Si ricordera quel terribile giorno, 19 luglio 1992, quando un’auto rubata contenente 90 chilogrammi di esplosivo scoppiò in via Mariano D’Amelio 21, sotto il palazzo dove viveva la madre di Borsellino, presso la quale il giudice quella domenica si era recato in visita. Moriva il giudice Paolo Borsellino e cinque membri della scorta: Agostino Catalano, Eddie Walter Cosina, Claudio Traina, Vincenzo Li Muli ed Emanuela Loi. Dopo cinquantasette giorni dalla strage di Capaci.
La memoria non può essere effimera e legata a delle immagini riportate sui tg, a delle frasi che ripetiamo perché qualcuno le ha già ripetute prima di noi: dovremmo documentarci, leggere i “testamenti” che hanno lasciato a noi questi uomini, libri, interviste, cercare di camminare realmente su quelle idee concrete e piene di stimoli, per cercare di capire, per non cadere nella banalità di chi subisce il proprio ruolo di cittadino.

Venticinque anni da una morte che non trova risposte, caratterizzata da un depistaggio che ha impedito la ricerca della verità, che ha mandato all’ergastolo – e al 41 bis – nove persone estranee a quell’accusa per 11 anni: annullate dopo 25 anni le condanne per strage. Quelle che erano state inflitte sulla base delle false verità di Vincenzo Scarantino. La corte d’Appello di Catania, infatti nei giorni scorsi, come chiesto dalla stessa Procura generale etnea, ha cancellato undici condanne in totale, di cui nove ergastoli per la strage di via D’Amelio.

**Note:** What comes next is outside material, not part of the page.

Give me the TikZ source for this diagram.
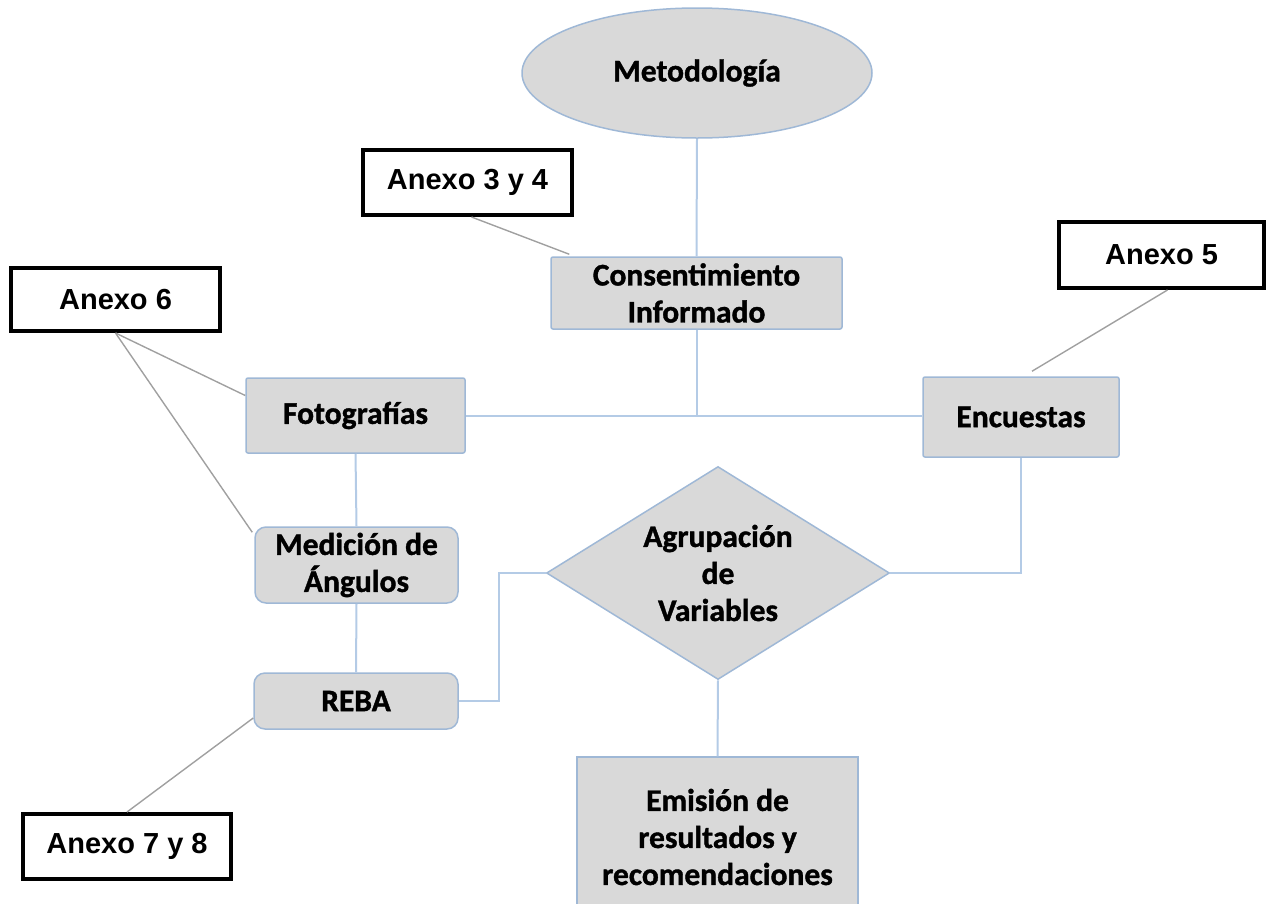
\documentclass[tikz,border=0pt]{standalone}
\usepackage{fontspec}
\setmainfont{Carlito}[BoldFeatures={FakeBold=1.2}]
\newfontfamily\arialfont{Liberation Sans}
\usetikzlibrary{shapes.geometric}
\definecolor{boxfill}{HTML}{D9D9D9}
\definecolor{boxedge}{HTML}{9FB8D6}
\definecolor{linkblue}{HTML}{B4CBE6}
\definecolor{notegray}{HTML}{A0A0A0}
\tikzset{
  graybox/.style={draw=boxedge, line width=1.5pt, fill=boxfill, inner sep=0pt, align=center,
    font=\fontsize{31.5}{37}\selectfont\bfseries, rounded corners=2pt},
  roundbox/.style={graybox, rounded corners=11pt},
  notebox/.style={draw=black, line width=4pt, fill=white, inner sep=0pt,
    font=\arialfont\fontsize{29}{34}\selectfont\bfseries},
  link/.style={draw=linkblue, line width=2pt},
  notelink/.style={draw=notegray, line width=1.4pt}
}
\begin{document}
\begin{tikzpicture}[x=1pt,y=-1pt]
\useasboundingbox (0,0) rectangle (1267,903);
\clip (0,0) rectangle (1267,903);
% main nodes
\node[graybox, ellipse, minimum width=350pt, minimum height=130pt] (meth) at (697,73) {Metodología};
\node[graybox, minimum width=291pt, minimum height=72pt] (cons) at (696.5,293) {Consentimiento\\Informado};
\node[graybox, minimum width=219pt, minimum height=75pt] (foto) at (355.5,415.5) {Fotografías};
\node[graybox, minimum width=196pt, minimum height=80pt] (enc) at (1021,417) {Encuestas};
\node[roundbox, minimum width=203pt, minimum height=76pt] (med) at (356.5,565) {Medición de\\Ángulos};
\node[roundbox, minimum width=204pt, minimum height=56pt] (reba) at (356,701) {REBA};
\node[graybox, diamond, aspect=1.61, rounded corners=0pt, minimum width=343pt, minimum height=213pt] (agr) at (718,573) {Agrupación\\de\\Variables};
\node[graybox, rounded corners=0pt, minimum width=281pt, minimum height=160pt] (emis) at (717.5,837) {Emisión de\\resultados y\\recomendaciones};
% note boxes
\node[notebox, minimum width=209pt, minimum height=65pt] (a34) at (467.5,182.5) {Anexo 3 y 4};
\node[notebox, minimum width=205pt, minimum height=66pt] (a5) at (1161.5,255) {Anexo 5};
\node[notebox, minimum width=209pt, minimum height=63pt] (a6) at (115.5,299.5) {Anexo 6};
\node[notebox, minimum width=208pt, minimum height=65pt] (a78) at (127,846.5) {Anexo 7 y 8};
% blue connectors
\coordinate (j) at (696.5,416);
\draw[link] (meth.south) -- (cons.north);
\draw[link] (cons.south) -- (j);
\draw[link] (j) -- (j -| foto.east);
\draw[link] (j) -- (j -| enc.west);
\draw[link] (foto.south) -- (med.north);
\draw[link] (med.south) -- (reba.north);
\draw[link] (reba.east) -- ++(40,0) |- (agr.west);
\draw[link] (enc.south) |- (agr.east);
\draw[link] (agr.south) -- (emis.north);
% gray note connectors
\draw[notelink] ([xshift=4pt]a34.south) -- ([xshift=19pt,yshift=2pt]cons.north west);
\draw[notelink] ([xshift=6pt]a5.south) -- ([xshift=11pt,yshift=5pt]enc.north);
\draw[notelink] (a6.south) -- ([yshift=20pt]foto.west);
\draw[notelink] (a6.south) -- ([xshift=-2pt,yshift=-6pt]med.north west);
\draw[notelink] (a78.north) -- ([yshift=-17pt]reba.west);
\end{tikzpicture}
\end{document}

Colpo di spugna, quindi, alle condanne di Gaetano Murana, Giuseppe Orofino, Cosimo Vernengo, Natale Gambino, Salvatore Profeta, Giuseppe La Mattina, Gaetano Scotto, Vincenzo Scarantino e Salvatore Candura, difesi dagli avvocati Giuseppe Dacquì, Giuseppe  Scozzola, Vania Giamporcaro, Rosalba Di Gregorio  e Rosa Mangiapane. Di loro, Profeta e Orofino rispondevano di appropriazione indebita. Per gli imputati si aprono adesso le porte di possibili risarcimenti dei danni, perché molti sono rimasti in carcere per tantissimi anni prima di ottenere la revisione del processo, che nel 2011 è stata chiesta dalla stessa procura generale nissena dopo le nuove dichiarazioni del pentito Gaspare Spatuzza. Resta ancora senza volto chi, dietro Cosa nostra, volle e ordinò l’eliminazione del magistrato a soli 57 giorni dalla strage di Capaci.

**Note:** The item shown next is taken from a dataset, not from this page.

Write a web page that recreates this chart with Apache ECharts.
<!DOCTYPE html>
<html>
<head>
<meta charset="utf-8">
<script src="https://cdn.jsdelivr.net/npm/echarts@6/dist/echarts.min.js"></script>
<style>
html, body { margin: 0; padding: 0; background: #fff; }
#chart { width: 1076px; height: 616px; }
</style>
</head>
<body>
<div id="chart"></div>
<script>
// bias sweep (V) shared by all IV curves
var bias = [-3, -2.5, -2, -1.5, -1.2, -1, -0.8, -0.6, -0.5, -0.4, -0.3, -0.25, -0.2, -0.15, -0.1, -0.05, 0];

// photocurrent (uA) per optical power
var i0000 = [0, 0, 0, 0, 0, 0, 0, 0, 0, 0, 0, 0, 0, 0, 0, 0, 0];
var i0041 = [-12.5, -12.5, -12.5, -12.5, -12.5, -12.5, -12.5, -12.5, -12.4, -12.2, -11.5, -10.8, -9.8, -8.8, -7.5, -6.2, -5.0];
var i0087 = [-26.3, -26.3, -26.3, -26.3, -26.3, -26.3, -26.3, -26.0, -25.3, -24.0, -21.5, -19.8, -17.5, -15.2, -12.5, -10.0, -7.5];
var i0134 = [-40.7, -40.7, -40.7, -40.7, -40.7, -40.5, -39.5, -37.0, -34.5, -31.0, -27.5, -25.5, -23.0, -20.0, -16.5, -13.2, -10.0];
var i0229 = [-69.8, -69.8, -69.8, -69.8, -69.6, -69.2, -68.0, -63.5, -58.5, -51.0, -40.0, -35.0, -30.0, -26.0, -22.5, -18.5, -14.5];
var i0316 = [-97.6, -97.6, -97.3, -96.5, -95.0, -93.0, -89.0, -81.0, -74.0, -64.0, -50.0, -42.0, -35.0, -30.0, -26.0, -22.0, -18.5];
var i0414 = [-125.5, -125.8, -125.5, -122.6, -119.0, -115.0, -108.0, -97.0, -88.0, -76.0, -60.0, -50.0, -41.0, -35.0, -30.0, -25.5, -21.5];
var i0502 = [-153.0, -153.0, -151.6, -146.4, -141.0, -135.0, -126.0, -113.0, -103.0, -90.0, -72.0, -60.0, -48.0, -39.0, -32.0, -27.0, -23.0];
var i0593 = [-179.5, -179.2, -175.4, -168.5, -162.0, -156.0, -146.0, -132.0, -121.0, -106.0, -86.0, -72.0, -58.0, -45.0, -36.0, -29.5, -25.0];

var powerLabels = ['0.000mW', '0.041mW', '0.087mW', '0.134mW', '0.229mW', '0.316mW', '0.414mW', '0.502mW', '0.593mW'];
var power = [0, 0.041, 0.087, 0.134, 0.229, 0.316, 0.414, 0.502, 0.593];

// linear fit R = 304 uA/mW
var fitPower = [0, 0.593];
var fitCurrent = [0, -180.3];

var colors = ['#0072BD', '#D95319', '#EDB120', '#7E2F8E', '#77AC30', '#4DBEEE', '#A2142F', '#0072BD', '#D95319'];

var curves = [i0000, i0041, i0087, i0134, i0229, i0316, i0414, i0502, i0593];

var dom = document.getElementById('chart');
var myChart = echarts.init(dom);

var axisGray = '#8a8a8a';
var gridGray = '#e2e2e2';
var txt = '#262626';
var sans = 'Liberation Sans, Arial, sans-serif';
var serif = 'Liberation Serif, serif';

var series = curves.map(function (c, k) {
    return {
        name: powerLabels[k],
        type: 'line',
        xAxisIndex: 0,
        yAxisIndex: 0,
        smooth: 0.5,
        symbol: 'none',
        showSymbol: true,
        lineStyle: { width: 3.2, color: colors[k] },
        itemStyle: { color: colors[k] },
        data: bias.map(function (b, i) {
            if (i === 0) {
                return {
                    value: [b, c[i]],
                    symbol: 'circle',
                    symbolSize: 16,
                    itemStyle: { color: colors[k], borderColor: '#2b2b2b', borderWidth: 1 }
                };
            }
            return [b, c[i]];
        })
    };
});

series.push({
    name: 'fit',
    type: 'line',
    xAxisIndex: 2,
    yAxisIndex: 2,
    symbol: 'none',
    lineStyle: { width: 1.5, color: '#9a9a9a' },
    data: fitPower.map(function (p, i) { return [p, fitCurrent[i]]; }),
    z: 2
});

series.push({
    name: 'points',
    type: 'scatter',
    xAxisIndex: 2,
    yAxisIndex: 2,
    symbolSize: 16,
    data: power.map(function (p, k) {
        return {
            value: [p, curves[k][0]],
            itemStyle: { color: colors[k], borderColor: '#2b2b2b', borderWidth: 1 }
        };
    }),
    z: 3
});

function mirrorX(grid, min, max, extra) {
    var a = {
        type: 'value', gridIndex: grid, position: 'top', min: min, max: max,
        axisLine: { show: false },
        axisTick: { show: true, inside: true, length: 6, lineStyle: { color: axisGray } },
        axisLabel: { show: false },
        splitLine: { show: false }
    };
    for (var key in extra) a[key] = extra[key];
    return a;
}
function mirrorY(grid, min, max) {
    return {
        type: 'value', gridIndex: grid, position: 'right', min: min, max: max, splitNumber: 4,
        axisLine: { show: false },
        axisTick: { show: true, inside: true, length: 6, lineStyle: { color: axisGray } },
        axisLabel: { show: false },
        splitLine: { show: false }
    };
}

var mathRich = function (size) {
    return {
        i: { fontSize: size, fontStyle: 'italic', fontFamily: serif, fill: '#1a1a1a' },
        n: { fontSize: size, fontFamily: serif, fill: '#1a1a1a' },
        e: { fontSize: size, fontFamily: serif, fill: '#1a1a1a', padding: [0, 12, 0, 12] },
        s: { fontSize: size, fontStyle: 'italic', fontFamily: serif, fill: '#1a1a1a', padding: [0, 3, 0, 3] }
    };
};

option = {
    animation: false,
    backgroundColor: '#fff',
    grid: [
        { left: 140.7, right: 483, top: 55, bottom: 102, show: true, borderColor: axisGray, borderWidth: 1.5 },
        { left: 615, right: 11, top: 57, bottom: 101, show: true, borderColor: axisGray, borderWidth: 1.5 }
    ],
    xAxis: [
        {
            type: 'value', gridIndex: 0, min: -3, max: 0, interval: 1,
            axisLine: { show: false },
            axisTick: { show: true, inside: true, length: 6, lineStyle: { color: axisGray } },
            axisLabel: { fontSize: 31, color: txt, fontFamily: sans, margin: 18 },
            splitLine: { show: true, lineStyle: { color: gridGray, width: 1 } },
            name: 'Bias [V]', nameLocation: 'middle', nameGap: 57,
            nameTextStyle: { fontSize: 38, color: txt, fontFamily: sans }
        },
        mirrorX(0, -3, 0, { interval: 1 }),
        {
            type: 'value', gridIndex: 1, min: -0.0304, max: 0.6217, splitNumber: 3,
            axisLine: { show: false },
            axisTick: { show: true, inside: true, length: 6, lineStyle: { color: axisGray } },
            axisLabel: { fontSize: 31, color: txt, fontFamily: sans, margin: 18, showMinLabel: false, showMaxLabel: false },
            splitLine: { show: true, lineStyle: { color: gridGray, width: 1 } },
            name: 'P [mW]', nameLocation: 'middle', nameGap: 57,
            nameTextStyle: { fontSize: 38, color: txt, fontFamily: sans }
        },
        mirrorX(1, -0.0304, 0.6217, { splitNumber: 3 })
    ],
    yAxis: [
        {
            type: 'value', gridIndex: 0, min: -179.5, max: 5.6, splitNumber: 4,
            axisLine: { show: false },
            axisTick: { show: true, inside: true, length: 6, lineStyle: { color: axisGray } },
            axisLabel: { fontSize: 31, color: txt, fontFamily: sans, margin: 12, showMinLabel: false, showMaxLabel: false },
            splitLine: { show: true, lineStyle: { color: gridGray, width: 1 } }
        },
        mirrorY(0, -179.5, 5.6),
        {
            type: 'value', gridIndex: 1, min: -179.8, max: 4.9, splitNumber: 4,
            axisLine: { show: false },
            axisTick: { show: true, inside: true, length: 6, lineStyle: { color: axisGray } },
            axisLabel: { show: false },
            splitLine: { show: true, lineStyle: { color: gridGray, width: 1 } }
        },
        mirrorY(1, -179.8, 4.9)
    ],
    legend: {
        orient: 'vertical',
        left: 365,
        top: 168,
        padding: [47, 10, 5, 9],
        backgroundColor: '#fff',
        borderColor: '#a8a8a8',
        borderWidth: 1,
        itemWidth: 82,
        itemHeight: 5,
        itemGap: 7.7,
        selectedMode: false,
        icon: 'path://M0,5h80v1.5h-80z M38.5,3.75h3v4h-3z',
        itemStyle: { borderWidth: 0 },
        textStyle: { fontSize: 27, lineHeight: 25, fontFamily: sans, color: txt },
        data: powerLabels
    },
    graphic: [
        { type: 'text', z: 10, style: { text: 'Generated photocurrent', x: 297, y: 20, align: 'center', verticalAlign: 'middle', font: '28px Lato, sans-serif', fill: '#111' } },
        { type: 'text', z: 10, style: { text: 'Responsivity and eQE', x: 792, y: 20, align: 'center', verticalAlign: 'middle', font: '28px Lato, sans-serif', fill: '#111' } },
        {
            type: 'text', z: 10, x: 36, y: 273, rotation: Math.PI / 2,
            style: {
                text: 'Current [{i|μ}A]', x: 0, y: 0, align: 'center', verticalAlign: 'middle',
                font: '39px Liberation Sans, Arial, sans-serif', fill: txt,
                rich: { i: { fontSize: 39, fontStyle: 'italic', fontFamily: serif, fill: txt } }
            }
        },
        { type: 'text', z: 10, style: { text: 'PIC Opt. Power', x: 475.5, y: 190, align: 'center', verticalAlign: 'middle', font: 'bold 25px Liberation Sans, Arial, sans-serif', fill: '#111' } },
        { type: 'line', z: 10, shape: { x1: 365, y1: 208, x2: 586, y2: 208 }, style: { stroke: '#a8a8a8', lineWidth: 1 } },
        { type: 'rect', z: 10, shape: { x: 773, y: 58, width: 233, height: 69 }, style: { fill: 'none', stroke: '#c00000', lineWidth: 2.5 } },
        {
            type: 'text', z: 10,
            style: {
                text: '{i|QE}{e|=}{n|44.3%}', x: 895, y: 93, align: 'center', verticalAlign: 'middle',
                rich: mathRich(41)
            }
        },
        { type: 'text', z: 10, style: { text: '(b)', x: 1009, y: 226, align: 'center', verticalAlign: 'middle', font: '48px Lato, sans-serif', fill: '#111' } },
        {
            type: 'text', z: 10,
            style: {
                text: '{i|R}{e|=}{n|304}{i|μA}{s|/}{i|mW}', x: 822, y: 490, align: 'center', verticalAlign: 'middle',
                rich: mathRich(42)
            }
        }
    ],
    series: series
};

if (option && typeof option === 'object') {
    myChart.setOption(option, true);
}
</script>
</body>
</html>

Sconfiggere la mafia e la mentalità mafiosa? Magari cominciando a riconoscere in loro la reale pericolosità, non cedendo a dinamiche apparentemente innocue, cercando di riconoscere in questa organizzazione criminale una presenza sempre più costante, riconoscendo nei gesti di ogni singolo cittadino la vera arma per sconfiggerla. È un cancro che si nutre di silenzio, di paura, di rassegnazione, è un’adulatrice che promette i piani alti e una vista mozzafiato. Non ci possiamo più nascondere: la mafia esiste, lo sappiano e ne conosciamo i desideri e le aspirazioni, sappiamo anche che sono pronti a tutti e non amano essere sconfitti.
Quindi non serve la “memoria social”, occorre una memoria concreta fatta di passato ma di azioni presenti volte al futuro, occorre informazione e pensieri urlati, dietro lo schermo diventiamo solo macchine sterili che producono solo fumo, poi svanisce e loro sono più forti di prima.
Domande senza risposte, un’agenda rossa scomparsa, ferite ancora aperte, che non potranno essere rimarginate senza la verità. Quella che da venticinque anni è sepolta sotto quella cenere, in via D’Amelio.